### Data segment
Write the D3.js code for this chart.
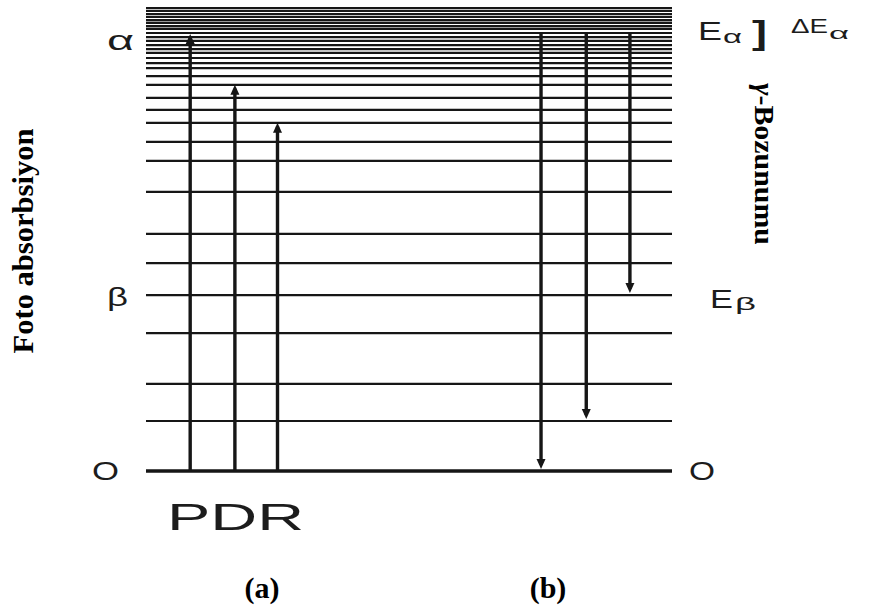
<!DOCTYPE html>
<html>
<head>
<meta charset="utf-8">
<script src="https://cdn.jsdelivr.net/npm/d3@7"></script>
<style>
  html, body { margin: 0; padding: 0; background: #fff; }
  svg { display: block; }
</style>
</head>
<body>
<svg id="chart" width="891" height="615"></svg>
<script>
// Nuclear energy levels (MeV above the ground state); the spacing shrinks with energy
const levels = [10.00, 9.94, 9.87, 9.81, 9.74, 9.68, 9.61, 9.55, 9.46, 9.37, 9.29, 9.20,
                9.11, 9.03, 8.92, 8.81, 8.70, 8.53, 8.34, 8.06, 7.80, 7.52, 7.11, 6.70,
                6.03, 5.12, 4.49, 3.80, 2.98, 1.88, 1.08];
const groundLevel = 0;
const E_alpha = 9.44;
const E_beta = 3.80;

// (a) photo-absorption: ground state -> excited level, at horizontal positions (0-100)
const absorptionTargets = [9.44, 8.34, 7.52];
const absorptionPos = [8.4, 16.9, 25.0];

// (b) gamma decay: from E_alpha down to lower levels
const decayTargets = [0, 1.08, 3.80];
const decayPos = [75.1, 83.7, 92.0];

const svg = d3.select("#chart");
const y = d3.scaleLinear().domain([0, 10]).range([471, 8]);
const x = d3.scaleLinear().domain([0, 100]).range([146, 672]);

const ink = "#161616";
const sans = "'Liberation Sans', Arial, sans-serif";
const serif = "'Liberation Serif', 'Times New Roman', serif";

// level lines
svg.append("g").selectAll("line").data(levels).join("line")
  .attr("x1", x(0)).attr("x2", x(100))
  .attr("y1", d => y(d)).attr("y2", d => y(d))
  .attr("stroke", ink).attr("stroke-width", 2.2);

// ground state
svg.append("line")
  .attr("x1", x(0)).attr("x2", x(100))
  .attr("y1", y(groundLevel)).attr("y2", y(groundLevel))
  .attr("stroke", ink).attr("stroke-width", 3.5);

// transition arrows
function arrow(g, xp, from, to) {
  const xa = x(xp), y0 = y(from), up = to > from;
  const tip = up ? y(to) : y(to) - 2;
  const hl = 10, hw = 4.5;
  const base = up ? tip + hl : tip - hl;
  g.append("line")
    .attr("x1", xa).attr("x2", xa)
    .attr("y1", y0).attr("y2", up ? tip + 4 : tip - 4)
    .attr("stroke", ink).attr("stroke-width", 3.4);
  g.append("path")
    .attr("d", `M${xa},${tip}L${xa - hw},${base}L${xa + hw},${base}Z`)
    .attr("fill", ink);
}
const arrows = svg.append("g");
absorptionTargets.forEach((t, i) => arrow(arrows, absorptionPos[i], groundLevel, t));
decayTargets.forEach((t, i) => arrow(arrows, decayPos[i], E_alpha, t));

// level labels
function label(txt, xp, yp, size, len, opts = {}) {
  const t = svg.append("text")
    .attr("x", xp).attr("y", yp)
    .attr("font-family", opts.family || sans)
    .attr("font-size", size)
    .attr("font-weight", opts.weight || "normal")
    .attr("fill", opts.fill || "#1c1c1c")
    .text(txt);
  if (len) t.attr("textLength", len).attr("lengthAdjust", "spacingAndGlyphs");
  if (opts.anchor) t.attr("text-anchor", opts.anchor);
  return t;
}

label("α", 107, y(E_alpha) + 16, 27, 27);
label("β", 107, y(E_beta) + 11, 26, 21);
label("O", 92, y(groundLevel) + 9, 25, 27);
label("O", 689, y(groundLevel) + 9, 25, 26);

label("E", 698, 40, 25, 24);
label("α", 723, 43, 19, 19);
label("]", 752, 44, 34, 15, { weight: "bold" });
label("ΔE", 791, 33, 20, 37);
label("α", 829, 39, 16, 20);

label("E", 710, y(E_beta) + 13, 25, 23);
label("β", 735, y(E_beta) + 15, 19, 21);

label("PDR", 167, 530, 37, 137);

// panel captions and axis titles
label("(a)", 262, 598, 30, null, { family: serif, weight: "bold", anchor: "middle", fill: "#000" });
label("(b)", 548, 598, 30, null, { family: serif, weight: "bold", anchor: "middle", fill: "#000" });

svg.append("text")
  .attr("transform", "translate(33,241) rotate(-90)")
  .attr("text-anchor", "middle")
  .attr("font-family", serif).attr("font-weight", "bold").attr("font-size", 29)
  .attr("textLength", 225).attr("lengthAdjust", "spacingAndGlyphs")
  .attr("fill", "#000")
  .text("Foto absorbsiyon");

const gt = svg.append("text")
  .attr("transform", "translate(755,164) rotate(90)")
  .attr("text-anchor", "middle")
  .attr("font-family", serif).attr("font-weight", "bold").attr("font-size", 28)
  .attr("textLength", 162).attr("lengthAdjust", "spacingAndGlyphs")
  .attr("fill", "#000");
gt.append("tspan").attr("font-style", "italic").text("γ");
gt.append("tspan").text("-Bozunumu");
</script>
</body>
</html>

### Exercise prompt
Restate each line from the start of the listing through the line bearing "Serif', 'Times New" word for word. Drop the pictures.

### Answer for this exercise
Write the D3.js code for this chart.
<!DOCTYPE html>
<html>
<head>
<meta charset="utf-8">
<script src="https://cdn.jsdelivr.net/npm/d3@7"></script>
<style>
  html, body { margin: 0; padding: 0; background: #fff; }
  svg { display: block; }
</style>
</head>
<body>
<svg id="chart" width="891" height="615"></svg>
<script>
// Nuclear energy levels (MeV above the ground state); the spacing shrinks with energy
const levels = [10.00, 9.94, 9.87, 9.81, 9.74, 9.68, 9.61, 9.55, 9.46, 9.37, 9.29, 9.20,
                9.11, 9.03, 8.92, 8.81, 8.70, 8.53, 8.34, 8.06, 7.80, 7.52, 7.11, 6.70,
                6.03, 5.12, 4.49, 3.80, 2.98, 1.88, 1.08];
const groundLevel = 0;
const E_alpha = 9.44;
const E_beta = 3.80;

// (a) photo-absorption: ground state -> excited level, at horizontal positions (0-100)
const absorptionTargets = [9.44, 8.34, 7.52];
const absorptionPos = [8.4, 16.9, 25.0];

// (b) gamma decay: from E_alpha down to lower levels
const decayTargets = [0, 1.08, 3.80];
const decayPos = [75.1, 83.7, 92.0];

const svg = d3.select("#chart");
const y = d3.scaleLinear().domain([0, 10]).range([471, 8]);
const x = d3.scaleLinear().domain([0, 100]).range([146, 672]);

const ink = "#161616";
const sans = "'Liberation Sans', Arial, sans-serif";
const serif = "'Liberation Serif', 'Times New Roman', serif";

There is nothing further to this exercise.